Up to and including the line with "0.203, 0.037]", reproduce the listing below exactly, beginning at its first line.

▶ Data supplied:
Start

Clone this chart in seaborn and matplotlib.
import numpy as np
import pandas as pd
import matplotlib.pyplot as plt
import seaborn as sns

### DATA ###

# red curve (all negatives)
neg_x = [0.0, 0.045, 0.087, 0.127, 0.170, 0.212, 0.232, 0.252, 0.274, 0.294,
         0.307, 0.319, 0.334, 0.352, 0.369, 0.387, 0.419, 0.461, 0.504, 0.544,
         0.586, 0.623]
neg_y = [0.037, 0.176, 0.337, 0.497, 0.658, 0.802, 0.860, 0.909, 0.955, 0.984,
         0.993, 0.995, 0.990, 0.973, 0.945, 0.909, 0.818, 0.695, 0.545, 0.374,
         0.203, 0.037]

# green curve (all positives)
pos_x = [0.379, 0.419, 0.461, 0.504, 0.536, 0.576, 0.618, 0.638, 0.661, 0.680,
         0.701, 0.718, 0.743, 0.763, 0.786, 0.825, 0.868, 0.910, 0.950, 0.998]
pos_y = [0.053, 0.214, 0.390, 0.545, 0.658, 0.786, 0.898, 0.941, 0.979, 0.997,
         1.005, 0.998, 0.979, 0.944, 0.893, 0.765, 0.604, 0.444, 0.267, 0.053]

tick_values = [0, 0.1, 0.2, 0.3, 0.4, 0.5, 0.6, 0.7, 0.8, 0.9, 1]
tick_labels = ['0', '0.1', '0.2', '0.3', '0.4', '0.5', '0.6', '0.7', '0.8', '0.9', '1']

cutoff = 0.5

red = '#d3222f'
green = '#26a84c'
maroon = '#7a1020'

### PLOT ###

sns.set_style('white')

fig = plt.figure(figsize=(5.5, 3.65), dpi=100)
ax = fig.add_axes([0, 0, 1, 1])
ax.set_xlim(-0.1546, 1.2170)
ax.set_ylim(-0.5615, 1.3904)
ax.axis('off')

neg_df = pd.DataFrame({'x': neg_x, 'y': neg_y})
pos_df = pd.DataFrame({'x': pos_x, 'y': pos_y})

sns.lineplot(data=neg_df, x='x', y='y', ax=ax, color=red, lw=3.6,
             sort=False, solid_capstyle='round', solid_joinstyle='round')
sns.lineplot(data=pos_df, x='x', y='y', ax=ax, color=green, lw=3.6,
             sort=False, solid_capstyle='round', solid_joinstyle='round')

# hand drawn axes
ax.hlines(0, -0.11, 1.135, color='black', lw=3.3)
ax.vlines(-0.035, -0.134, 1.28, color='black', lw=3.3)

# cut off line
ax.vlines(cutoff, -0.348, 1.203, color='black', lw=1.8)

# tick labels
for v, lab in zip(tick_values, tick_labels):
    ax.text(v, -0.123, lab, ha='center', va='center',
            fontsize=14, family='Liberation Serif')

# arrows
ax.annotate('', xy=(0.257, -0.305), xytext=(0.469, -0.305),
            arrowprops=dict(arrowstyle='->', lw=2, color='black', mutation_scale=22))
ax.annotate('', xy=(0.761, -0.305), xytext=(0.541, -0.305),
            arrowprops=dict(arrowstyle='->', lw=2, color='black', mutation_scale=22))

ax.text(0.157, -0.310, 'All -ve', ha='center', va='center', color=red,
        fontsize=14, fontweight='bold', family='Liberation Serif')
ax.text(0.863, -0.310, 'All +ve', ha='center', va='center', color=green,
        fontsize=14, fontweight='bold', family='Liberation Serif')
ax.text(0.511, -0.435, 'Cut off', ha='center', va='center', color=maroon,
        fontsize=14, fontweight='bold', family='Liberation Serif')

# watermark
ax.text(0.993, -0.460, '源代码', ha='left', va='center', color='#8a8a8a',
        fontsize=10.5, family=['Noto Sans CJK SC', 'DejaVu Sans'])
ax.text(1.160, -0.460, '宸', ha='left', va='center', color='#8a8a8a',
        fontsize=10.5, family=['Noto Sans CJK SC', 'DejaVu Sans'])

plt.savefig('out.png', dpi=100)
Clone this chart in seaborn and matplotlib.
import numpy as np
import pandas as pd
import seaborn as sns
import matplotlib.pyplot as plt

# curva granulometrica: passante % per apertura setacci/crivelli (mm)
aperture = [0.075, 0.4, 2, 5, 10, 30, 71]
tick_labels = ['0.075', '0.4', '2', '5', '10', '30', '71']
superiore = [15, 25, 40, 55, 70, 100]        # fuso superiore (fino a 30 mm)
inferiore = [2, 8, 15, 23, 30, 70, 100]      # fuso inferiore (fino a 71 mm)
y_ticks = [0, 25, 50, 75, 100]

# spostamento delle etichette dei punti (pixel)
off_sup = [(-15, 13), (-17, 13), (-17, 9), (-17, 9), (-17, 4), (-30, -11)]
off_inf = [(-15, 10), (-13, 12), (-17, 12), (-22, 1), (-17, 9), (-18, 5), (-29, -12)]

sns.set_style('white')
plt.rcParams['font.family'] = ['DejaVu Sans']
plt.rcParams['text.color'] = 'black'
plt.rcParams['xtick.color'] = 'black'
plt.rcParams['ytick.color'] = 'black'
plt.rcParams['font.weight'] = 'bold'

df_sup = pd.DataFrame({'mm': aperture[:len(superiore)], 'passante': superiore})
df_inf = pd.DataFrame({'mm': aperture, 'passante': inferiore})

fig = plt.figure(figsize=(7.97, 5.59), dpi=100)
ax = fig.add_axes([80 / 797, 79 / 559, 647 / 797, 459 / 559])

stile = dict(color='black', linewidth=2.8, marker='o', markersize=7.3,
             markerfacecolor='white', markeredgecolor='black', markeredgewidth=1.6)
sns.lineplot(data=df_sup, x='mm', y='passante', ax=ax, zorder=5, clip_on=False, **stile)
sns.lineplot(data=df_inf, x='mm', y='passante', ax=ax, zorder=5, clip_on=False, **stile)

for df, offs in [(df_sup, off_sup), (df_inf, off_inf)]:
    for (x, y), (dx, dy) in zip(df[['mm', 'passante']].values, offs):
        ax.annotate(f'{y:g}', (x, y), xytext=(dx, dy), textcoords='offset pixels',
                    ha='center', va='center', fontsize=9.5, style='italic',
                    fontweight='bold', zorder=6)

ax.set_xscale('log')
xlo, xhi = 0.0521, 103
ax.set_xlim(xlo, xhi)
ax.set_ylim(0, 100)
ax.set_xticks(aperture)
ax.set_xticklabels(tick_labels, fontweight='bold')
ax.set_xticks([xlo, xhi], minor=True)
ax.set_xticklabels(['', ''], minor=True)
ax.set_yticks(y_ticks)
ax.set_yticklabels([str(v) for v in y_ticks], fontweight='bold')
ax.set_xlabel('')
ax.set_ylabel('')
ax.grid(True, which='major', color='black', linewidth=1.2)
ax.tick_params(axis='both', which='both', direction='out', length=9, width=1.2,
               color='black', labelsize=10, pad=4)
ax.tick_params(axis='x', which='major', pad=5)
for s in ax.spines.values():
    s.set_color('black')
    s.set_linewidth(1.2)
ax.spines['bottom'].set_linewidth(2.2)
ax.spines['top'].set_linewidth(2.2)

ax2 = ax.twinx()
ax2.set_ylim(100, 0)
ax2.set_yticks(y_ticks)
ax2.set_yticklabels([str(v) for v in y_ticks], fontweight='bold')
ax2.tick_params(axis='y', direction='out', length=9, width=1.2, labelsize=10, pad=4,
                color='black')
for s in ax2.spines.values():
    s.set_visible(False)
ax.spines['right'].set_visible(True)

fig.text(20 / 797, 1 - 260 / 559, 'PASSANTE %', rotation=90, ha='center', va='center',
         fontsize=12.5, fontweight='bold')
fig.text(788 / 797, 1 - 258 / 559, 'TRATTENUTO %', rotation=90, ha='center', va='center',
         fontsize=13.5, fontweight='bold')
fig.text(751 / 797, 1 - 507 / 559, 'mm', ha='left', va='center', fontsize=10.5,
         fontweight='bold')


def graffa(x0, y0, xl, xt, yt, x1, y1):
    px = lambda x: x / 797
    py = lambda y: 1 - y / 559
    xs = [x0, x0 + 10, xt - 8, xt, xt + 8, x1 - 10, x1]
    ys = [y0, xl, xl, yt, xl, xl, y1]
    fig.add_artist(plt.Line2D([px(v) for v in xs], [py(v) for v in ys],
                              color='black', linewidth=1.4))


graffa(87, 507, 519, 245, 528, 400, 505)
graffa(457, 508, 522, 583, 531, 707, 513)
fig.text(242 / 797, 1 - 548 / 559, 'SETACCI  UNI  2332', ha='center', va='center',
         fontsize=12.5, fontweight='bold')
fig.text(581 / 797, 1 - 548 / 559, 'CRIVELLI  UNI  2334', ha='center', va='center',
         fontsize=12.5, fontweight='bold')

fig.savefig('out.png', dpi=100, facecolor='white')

End

▶ Exercise result:
Clone this chart in seaborn and matplotlib.
import numpy as np
import pandas as pd
import matplotlib.pyplot as plt
import seaborn as sns

### DATA ###

# red curve (all negatives)
neg_x = [0.0, 0.045, 0.087, 0.127, 0.170, 0.212, 0.232, 0.252, 0.274, 0.294,
         0.307, 0.319, 0.334, 0.352, 0.369, 0.387, 0.419, 0.461, 0.504, 0.544,
         0.586, 0.623]
neg_y = [0.037, 0.176, 0.337, 0.497, 0.658, 0.802, 0.860, 0.909, 0.955, 0.984,
         0.993, 0.995, 0.990, 0.973, 0.945, 0.909, 0.818, 0.695, 0.545, 0.374,
         0.203, 0.037]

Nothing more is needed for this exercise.